Wednesday, June 20, 2007

No Danger in Implementing a Carbon Tax

Fighting global warming with a carbon tax would cause virtually no negative economic impact in first two years and offer an economic boost thereafter.

At $50, a carbon tax would shave about $4.8-billion from Canada's GDP in 2010, which works out to about 0.09 per cent of GDP. However by 2020, the impact would become slightly positive for the economy, working out to a 0.004 per cent increase to the GDP.

That is the result of an internal report prepared for the Conservative government, and obtained by Green Party Leader Elizabeth May through an access to information request.

The report was written by economist Mark Jaccard and analyzes the potential impacts of various climate change measures on Canada's GDP including carbon taxes ranging from $10 to $250. If you're not familiar with Mark Jaccard, you should be. He is one of the world's foremost experts specializing in energy related issues and policy. Jaccard's also been a vocal advocate for the development of a sustainable energy future for the province of BC, but although he consistently has the ear of environmental advocates, he is not an "environmentalist".

His views are those of an informed realist that recognizes the need to meet the energy needs of the developing world as well as the critical goal of reducing greenhouse gas emissions.
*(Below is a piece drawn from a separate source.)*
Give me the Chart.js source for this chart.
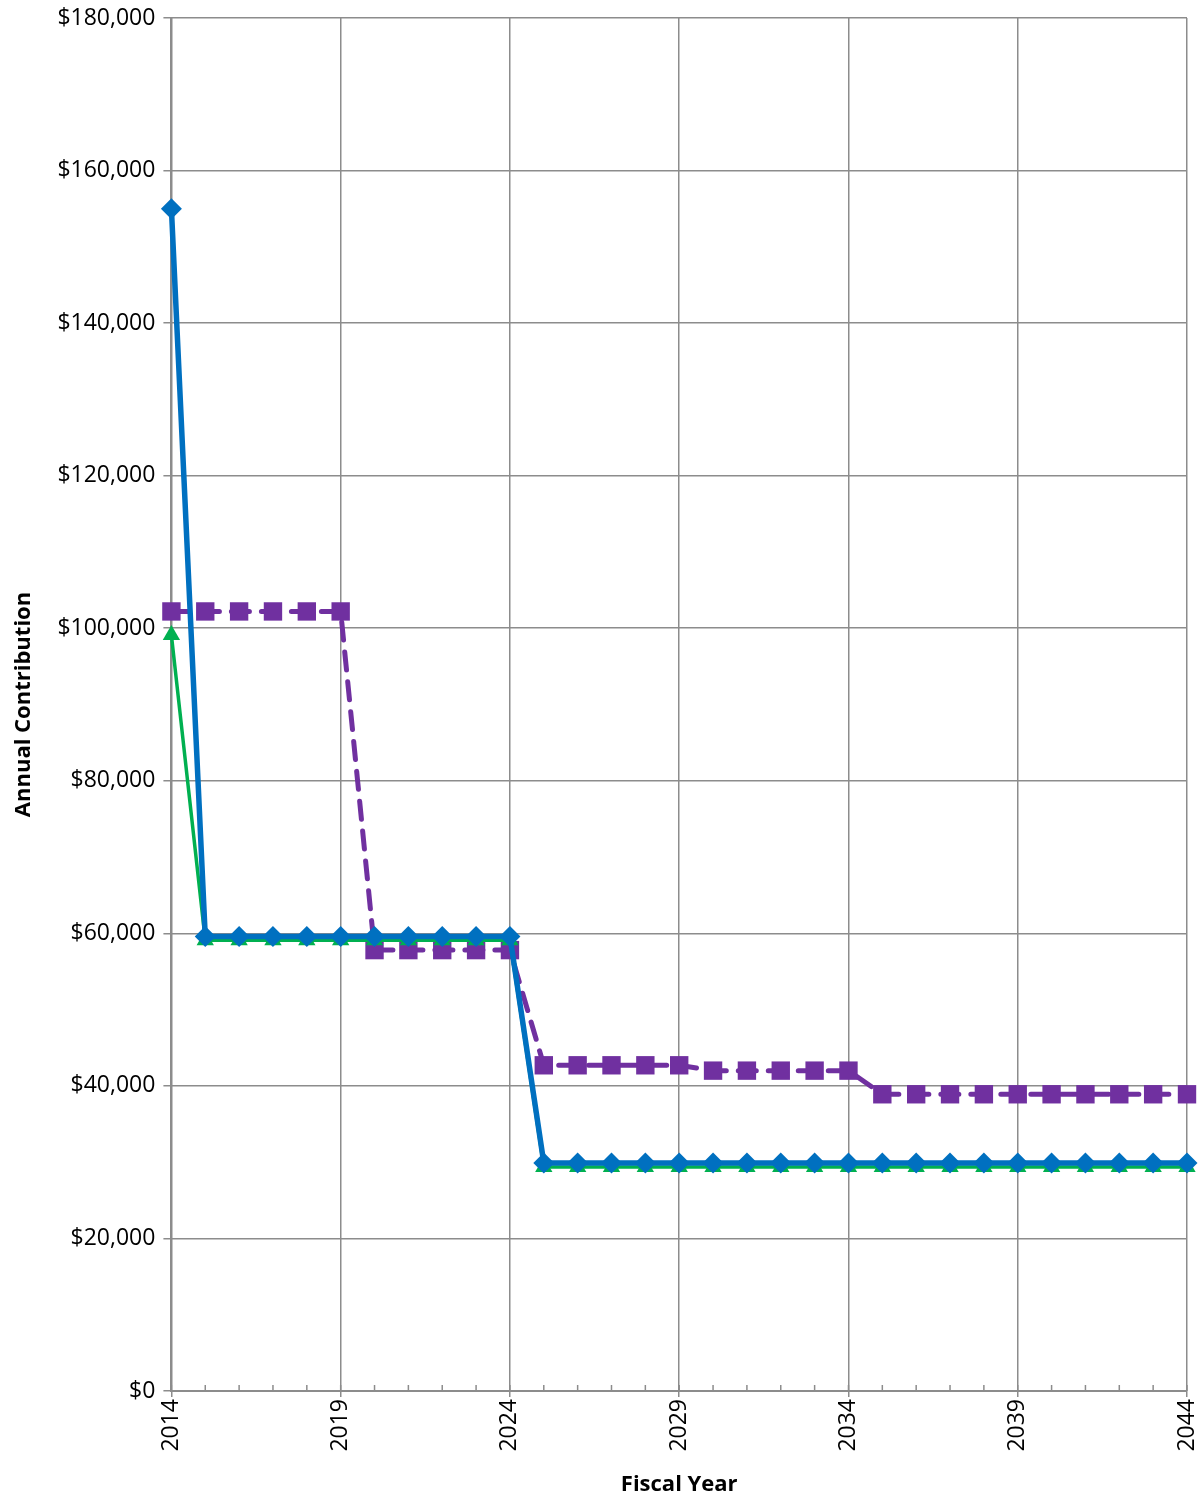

He's not against the use of fossil fuels, but he is adamantly in favour of creating policy and economic systems that encourage the solutions we need to drastically curb emissions.

Now with the release of Jaccard's expertly informed report, Canada's governing party have themselves in a pickle and have been resisting a scheduled appearance of Dr. Jaccard before the House of Commons environment committee - an appearance that would likely result in the Tory's own hired consultant stating that there is no reason to delay the implementation of a substantial carbon tax to curb greenhouse gas emissions.



3 comments:

Sue said...

I followed the "carbon tax" link to the Globe and Mail article, and was struck by the level of discussion posted for this article. A U.S. citizen living in the heart of the coal fields of Kentucky, I am not accustomed to seeing rational discourse on the topic of reducing carbon. I obviously thought some of the arguments were better than others, and some of the posters conveniently overlooked the facts as presented in the article. But even when I disagreed with the posters, I was struck by their generally rational tone. In Kentucky coal is king (some might even say "God") and to speak about limiting carbon is to speak treason (or from the tone of some of the rhetoric, blasphemy).